Grundsätzlich kann die Duldung eine Übergangslösung sein, die in einen Aufenthaltstitel mündet, wenn bestimmte Voraussetzungen erfüllt werden. Für gut integrierte Ausländer gibt es Möglichkeiten wie die Ausbildungsduldung (§60c AufenthG) oder die Beschäftigungsduldung (§60d AufenthG), die – unter weiteren Bedingungen – zu einem längerfristigen Bleiberecht führen können. Darüber hinaus gibt es Bleiberechtsregelungen nach §25a und §25b AufenthG für langjährig Geduldete oder besonders integrierte Jugendliche und Heranwachsende. Voraussetzung ist zumeist, dass die betroffene Person eigenständig ihren Lebensunterhalt sichern kann, keine Straftaten begangen hat und ihre Identität geklärt ist.
Welche Nachteile und Risiken sind mit einer Duldung verbunden?
Eine Duldung ist eine prekäre Rechtsposition, die mit zahlreichen Unsicherheiten und Nachteilen verbunden ist. Sie kann jederzeit widerrufen werden, sobald der Ausreisehindernis entfällt. Inhaber einer Duldung leben somit ständig mit der Unsicherheit einer möglichen Abschiebung. Es bestehen häufig Einschränkungen beim Familiennachzug, bei der Aufnahme von Arbeit sowie bei der Teilnahme an Integrationskursen. Außerdem wird die Zeit der Duldung in den meisten Fällen nicht auf Aufenthaltszeiten für eine spätere Einbürgerung oder einen sicheren Aufenthaltstitel angerechnet. Auch Reisen innerhalb Deutschlands können erschwert sein, wenn eine Residenzpflicht oder Wohnsitzauflage besteht.
Was ist der Unterschied zwischen Duldung und Aufenthaltsgestattung?

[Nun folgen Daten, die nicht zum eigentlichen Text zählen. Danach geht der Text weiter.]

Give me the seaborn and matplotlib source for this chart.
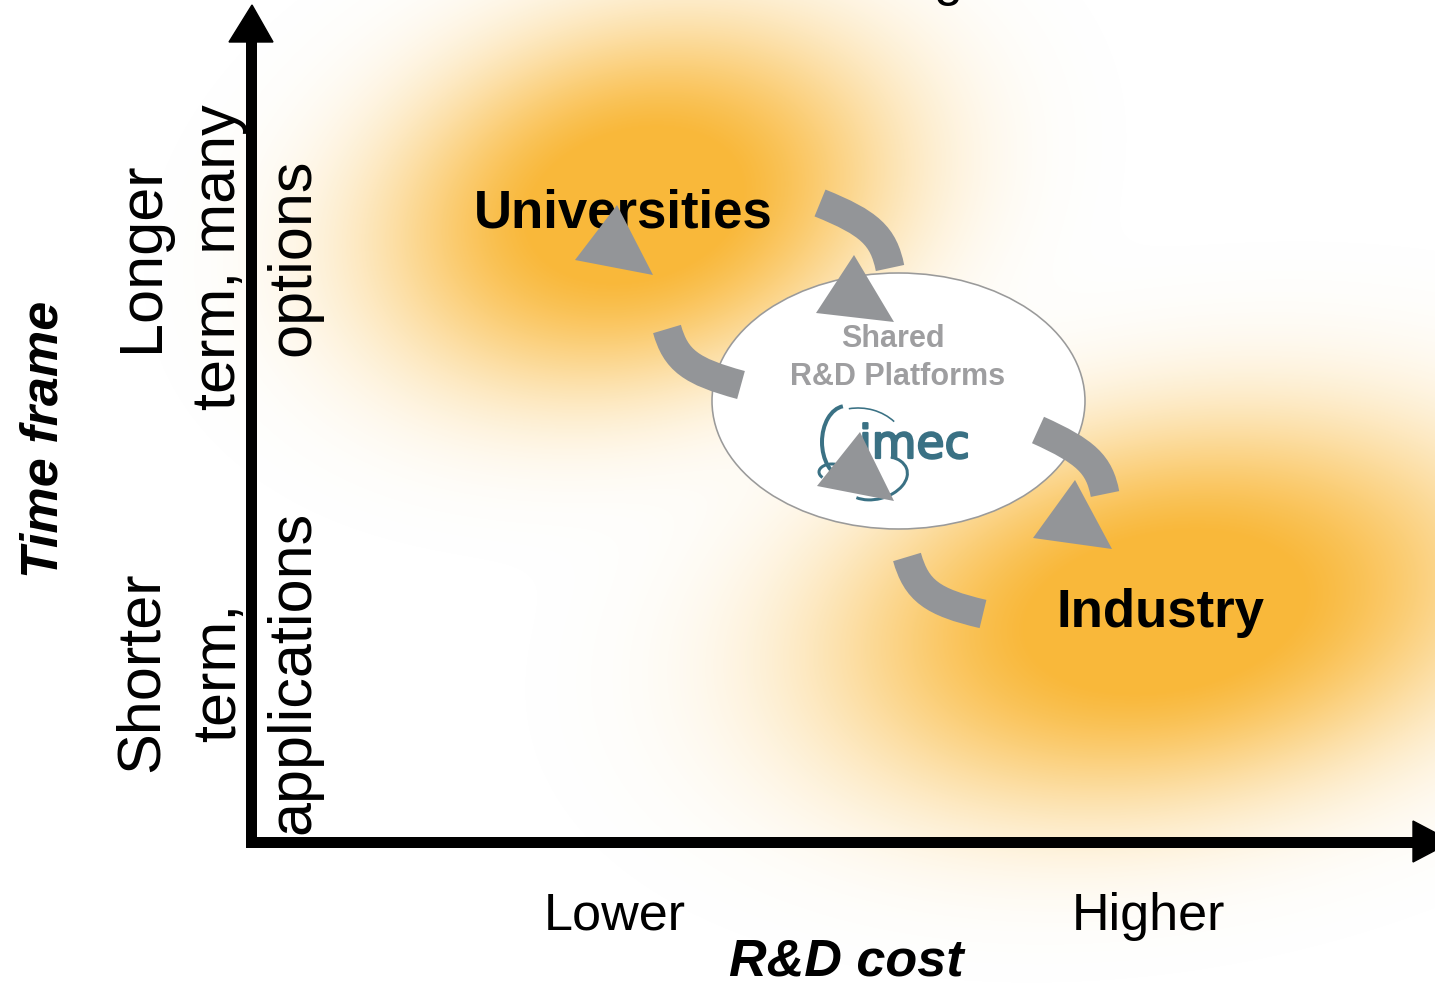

Eine Aufenthaltsgestattung wird Personen erteilt, die sich im laufenden Asylverfahren befinden. Während des Asylverfahrens dürfen sie sich vorübergehend in Deutschland aufhalten, bis über ihren Antrag entschieden wird. Wird der Antrag abgelehnt und die Person ist ausreisepflichtig, aber es bestehen Abschiebungshindernisse, erhält sie eine Duldung. Die Duldung signalisiert also, dass die Ausreise zwar verpflichtend wäre, aktuell aber nicht vollzogen werden kann. Die Rechte und Pflichten unterscheiden sich: Während Asylbewerber in der Gestattung z.B. bestimmte Aufenthaltsrechte und Leistungen genießen, sind diese bei einer Duldung noch weiter eingeschränkt.